Section: Overall Objectives
Today's hard problems in data management go well beyond the traditional context of Database Management Systems (DBMS). These problems stem from significant evolutions of data, systems and applications. First, data have become much richer and more complex in formats (e.g., multimedia objects), structures (e.g., semi-structured documents), content (e.g., incomplete or imprecise data), size (e.g., very large volumes), and associated semantics (e.g., metadata, code). The management of such data makes it hard to develop data-intensive applications and creates hard performance problems. Secondly, data management systems need to scale up to support large-distributed systems (cluster systems, P2P systems) and deal with both fixed and mobile clients. In a highly distributed context, data sources are typically in high number, autonomous and heterogeneous, thereby making data integration difficult. Third, this combined evolution of data and systems gives rise to new, typically complex, applications with ubiquitous, on-line data access: virtual libraries, virtual stores, global catalogs, services for personal content management, services for mobile data management, etc.

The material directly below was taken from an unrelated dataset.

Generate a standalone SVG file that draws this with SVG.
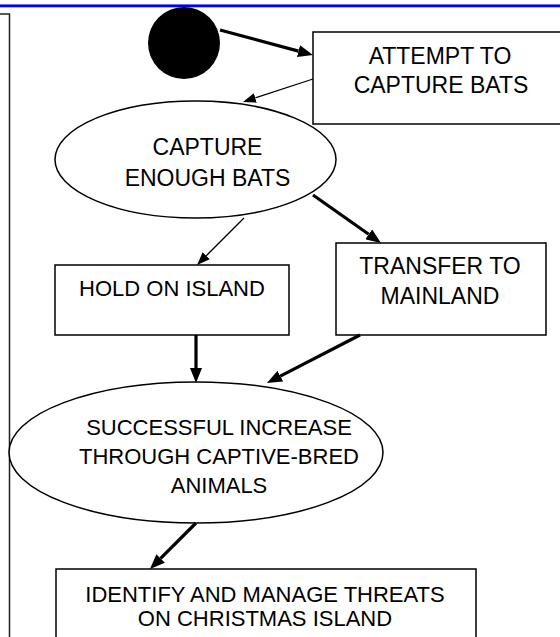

The general problem can be summarized as complex data management in distributed systems. The Atlas project-team addresses this problem with the objective of designing and validating new solutions with significant advantages in functionality and performance. To tackle this objective, we separate the problem along four main dimensions which we address in four themes. The theme ``database summaries'' addresses the issues of data abstraction from large size databases. The theme ``model management'' addresses the issues of data abstraction from complexity. The theme ``multimedia data management'' deals with efficient and personalised access to multimedia data. Finally, the theme ``distributed data management'' addresses the problems of data replication and distributed query processing with complex data.
These dimensions are not independent and we foster cross-fertilization between themes. Examples of inter-theme research activities are: multimedia database summaries, multimedia data management in cluster systems, database summaries in P2P systems, and model management applied to distributed data integration.